This Day in History – 29 Sivan/June 27

In 2450/1311 B.C.E., Moshe Rabbeinu sent the meraglim to Eretz Yisrael.

In 5701/1941, within a few days of theireffort to invade Russian-occupied territory, the Nazis overran Vilna, Kovno, Bialystok and Riga, thereby closing the famed Slabodka and Telshe yeshivos, among others.
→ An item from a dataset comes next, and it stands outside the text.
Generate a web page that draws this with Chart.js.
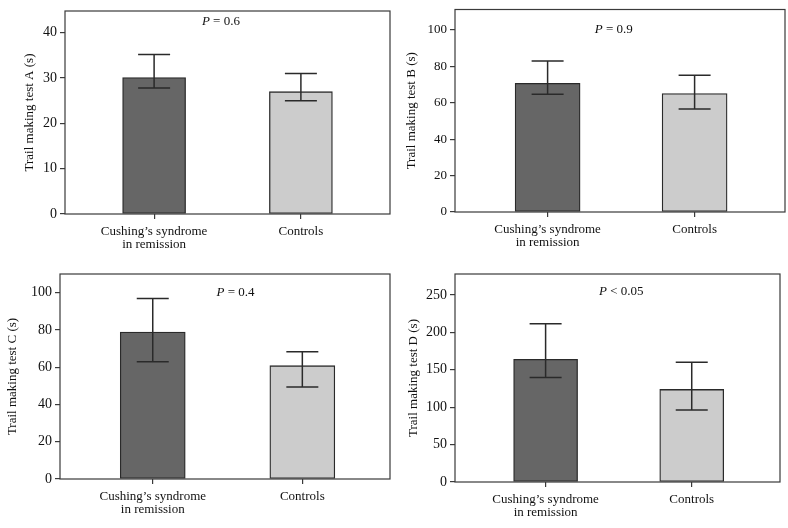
<!DOCTYPE html>
<html><head><meta charset="utf-8">
<script src="https://cdn.jsdelivr.net/npm/chart.js@4/dist/chart.umd.min.js"></script>
<style>
html,body{margin:0;padding:0;background:#fff;width:788px;height:528px;overflow:hidden}
.p{position:absolute;width:394px;height:264px}
</style></head><body>
<div class="p" style="left:0;top:0"><canvas id="cA"></canvas></div>
<div class="p" style="left:394px;top:0"><canvas id="cB"></canvas></div>
<div class="p" style="left:0;top:264px"><canvas id="cC"></canvas></div>
<div class="p" style="left:394px;top:264px"><canvas id="cD"></canvas></div>
<script>
// ---- data ----
const categories = [["Cushing’s syndrome", "in remission"], ["Controls"]];
const groupPositions = [0, 1];

const titleA = "Trail making test A (s)";
const meansA = [30.1, 27.0];
const upperA = [35.2, 31.0];
const lowerA = [27.8, 25.0];
const ticksA = [0, 10, 20, 30, 40];
const pTextA = ["P", " = 0.6"];

const titleB = "Trail making test B (s)";
const meansB = [70.7, 65.0];
const upperB = [82.9, 75.1];
const lowerB = [64.7, 56.6];
const ticksB = [0, 20, 40, 60, 80, 100];
const pTextB = ["P", " = 0.9"];

const titleC = "Trail making test C (s)";
const meansC = [78.9, 60.8];
const upperC = [96.9, 68.3];
const lowerC = [62.9, 49.4];
const ticksC = [0, 20, 40, 60, 80, 100];
const pTextC = ["P", " = 0.4"];

const titleD = "Trail making test D (s)";
const meansD = [164, 123.7];
const upperD = [211.4, 160];
const lowerD = [139.6, 96.1];
const ticksD = [0, 50, 100, 150, 200, 250];
const pTextD = ["P", " < 0.05"];

// ---- styling / layout ----
const FONT = "'Liberation Serif', 'Times New Roman', serif";
const TXT = '#111';
const LINE = '#3a3a3a';
const barColors = ['#666666', '#cccccc'];

const errorBarPlugin = {
  id: 'errbars',
  afterDatasetsDraw(chart, args, opts) {
    const meta = chart.getDatasetMeta(0);
    const ys = chart.scales.y;
    const ctx = chart.ctx;
    ctx.save();
    ctx.strokeStyle = '#2a2a2a';
    ctx.lineWidth = 1.5;
    meta.data.forEach((bar, i) => {
      const x = bar.x;
      const yU = ys.getPixelForValue(opts.upper[i]);
      const yL = ys.getPixelForValue(opts.lower[i]);
      const hw = opts.cap;
      ctx.beginPath();
      ctx.moveTo(x, yU); ctx.lineTo(x, yL);
      ctx.moveTo(x - hw, yU); ctx.lineTo(x + hw, yU);
      ctx.moveTo(x - hw, yL); ctx.lineTo(x + hw, yL);
      ctx.stroke();
    });
    ctx.restore();
  },
  afterDraw(chart, args, opts) {
    const a = chart.chartArea;
    const ctx = chart.ctx;
    ctx.save();
    ctx.strokeStyle = LINE;
    ctx.lineWidth = 1.2;
    ctx.strokeRect(a.left, a.top, a.right - a.left, a.bottom - a.top);
    // P value text
    const xs = chart.scales.x, ys = chart.scales.y;
    const px = xs.getPixelForValue(opts.px);
    const py = ys.getPixelForValue(opts.py);
    ctx.fillStyle = TXT;
    ctx.textBaseline = 'middle';
    ctx.font = "italic 13px " + FONT;
    const w1 = ctx.measureText(opts.ptext[0]).width;
    ctx.font = "13px " + FONT;
    const w2 = ctx.measureText(opts.ptext[1]).width;
    let sx = px - (w1 + w2) / 2;
    ctx.font = "italic 13px " + FONT;
    ctx.textAlign = 'left';
    ctx.fillText(opts.ptext[0], sx, py);
    ctx.font = "13px " + FONT;
    ctx.fillText(opts.ptext[1], sx + w1, py);
    ctx.restore();
  }
};

function makeChart(id, title, means, upper, lower, yticks, ptext, L) {
  const padLeft = L.titleX - 4 - 7.8;
  new Chart(document.getElementById(id), {
    type: 'bar',
    data: {
      datasets: [{
        data: groupPositions.map((g, i) => ({x: g, y: means[i]})),
        backgroundColor: barColors,
        borderColor: '#2a2a2a',
        borderWidth: 1.3,
        borderSkipped: false,
        barThickness: L.barW
      }]
    },
    options: {
      responsive: false,
      animation: false,
      devicePixelRatio: 1,
      layout: {padding: {left: padLeft, right: 394 - L.right, top: L.top, bottom: 0}},
      plugins: {
        legend: {display: false},
        tooltip: {enabled: false},
        errbars: {upper, lower, cap: 16, px: L.px, py: L.py, ptext}
      },
      scales: {
        x: {
          type: 'linear',
          offset: false,
          min: L.xmin, max: L.xmax,
          afterBuildTicks: s => { s.ticks = groupPositions.map(v => ({value: v})); },
          afterFit: s => { s.height = 264 - L.bottom; },
          border: {display: false},
          grid: {offset: false, drawOnChartArea: false, drawTicks: true, tickLength: 5, tickColor: LINE, lineWidth: 1.2},
          ticks: {
            autoSkip: false, maxRotation: 0, padding: 6,
            color: TXT,
            font: {family: FONT, size: 13, lineHeight: 1.02},
            callback: v => categories[groupPositions.indexOf(v)]
          }
        },
        y: {
          min: 0, max: L.ymax,
          afterBuildTicks: s => { s.ticks = yticks.map(v => ({value: v})); },
          afterFit: s => { s.width = L.left - padLeft; },
          border: {display: false},
          grid: {drawOnChartArea: false, drawTicks: true, tickLength: 5, tickColor: LINE, lineWidth: 1.2},
          ticks: {padding: 3, color: TXT, font: {family: FONT, size: L.tickSize, lineHeight: 1}},
          title: {display: true, text: title, color: TXT, padding: {top: 4, bottom: 4},
                  font: {family: FONT, size: 13}}
        }
      }
    },
    plugins: [errorBarPlugin]
  });
}

for (const id of ['cA','cB','cC','cD']) {
  const c = document.getElementById(id); c.width = 394; c.height = 264;
}

makeChart('cA', titleA, meansA, upperA, lowerA, ticksA, pTextA,
  {left: 65, right: 390, top: 11, bottom: 214, titleX: 30, xmin: -0.607, xmax: 1.607, ymax: 44.8, barW: 63, tickSize: 14, px: 0.455, py: 42.4});
makeChart('cB', titleB, meansB, upperB, lowerB, ticksB, pTextB,
  {left: 61, right: 391, top: 9, bottom: 212, titleX: 18, xmin: -0.63, xmax: 1.615, ymax: 111.2, barW: 65, tickSize: 13, px: 0.45, py: 100.3});
makeChart('cC', titleC, meansC, upperC, lowerC, ticksC, pTextC,
  {left: 60, right: 390, top: 9, bottom: 215, titleX: 13, xmin: -0.62, xmax: 1.586, ymax: 110, barW: 65, tickSize: 14, px: 0.553, py: 100});
makeChart('cD', titleD, meansD, upperD, lowerD, ticksD, pTextD,
  {left: 61, right: 386, top: 9, bottom: 218, titleX: 20, xmin: -0.62, xmax: 1.604, ymax: 278, barW: 64, tickSize: 14, px: 0.518, py: 254.8});
</script>
</body></html>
The invasion brought about massive pogroms by the local populations in which thousands were killed.


 

Yahrtzeiten

5666/1906, Harav Moshe Nachum Yerushlamsky, zt”l, Rav of Kielce and mechaber of Minchas Moshe, Birkas Moshe and Be’er Moshe

5673/1913, Harav Shlomo Danah of Tunis, zt”l, Rosh Yeshivas Chevras HaTalmud and mechaber of Shalmei Todah

5684/1924, Dr. Yaakov Yisrael de Haan, Hy”d, the famous baal teshuvah and askan for Agudas Yisrael before the founding of the State of Israel. He was assassinated by the Zionists for his activities.


 

Shaar blatt of sefer Zichron Shmuel.
Shaar blatt of sefer Zichron Shmuel.

5607/1847

Harav Shmuel Shmaryahu Heine of Ostrovtza, zt”l

Harav Shmuel Shmaryahu Heine was born in 5518/1758. He was the son of Harav Yaakov of Zhvalin, a grandson of Harav Shmuel of Fiorda (mechaber of Beis Shmuel on Even HaEzer). He was also a descendant of the Rema.

Reb Shmuel was a talmid of the Kozhnitzer Maggid, the Chozeh of Lublin and the Yehudi Hakadosh of Peshischa.

After their petirah, he traveled to Harav Yerachmiel of Peshischa and Harav Moshe Elyakim Biyeh of Kozhnitz.

Reb Shmuel served as Rav in Ostrovtza for close to 50 years. He was also Rosh Yeshivah in the city, teaching multitudes of bachurim. Among the more famous: Harav Shimshon, Rav of Kintzk; Harav Dov Berish, Rav of Zelichov; and Harav Moshe Yehudah, Rav of Konstantin.

Reb Shmuel was niftar on 29 Sivan, Erev Rosh Chodesh Tammuz, 5607/1847 at the age of 89, and buried in Ostrovtza.

He wrote many chiddushim on the Torah and in drush, including divrei Torah from his Rebbes that were unknown — he serves as the only source for these divrei Torah. They were published some 80 years after his petirah by his grandsons as Zichron Shmuel.

The sefer carries the haskamos of many of the generation’s foremost Gedolim, zt”l: Harav Meir Yechiel of Ostrovtza, the Knesses Yechezkel of Radomsk, Harav Shalom Mordechai of Brezhan, and others.

Zecher tzaddik livrachah.


 

Members of the construction corps hanging a telegraph wire in 1864. (Library of Congress)
Members of the construction corps hanging a telegraph wire in 1864. (Library of Congress)

June 27

In 1846, New York and Boston were linked by telegraph wires.

In 1864, Confederate forces repelled a frontal assault by Union troops in the Civil War Battle of Kennesaw Mountain in Georgia.

In 1944, during World War II, American forces liberated the French port of Cherbourg from the Germans.

In 1950, the U.N. Security Council passed a resolution calling on member nations to help South Korea repel an invasion from the North.

In 1963, President John F. Kennedy spent the first full day of a visit to Ireland, the land of his ancestors, stopping by the County Wexford home of his great-grandfather, Patrick Kennedy, who’d emigrated to America in 1848.

In 1974, President Richard Nixon opened an official visit to the Soviet Union.

In 1991, Supreme Court Justice Thurgood Marshall, the first black jurist to sit on
the nation’s highest court, announced his retirement.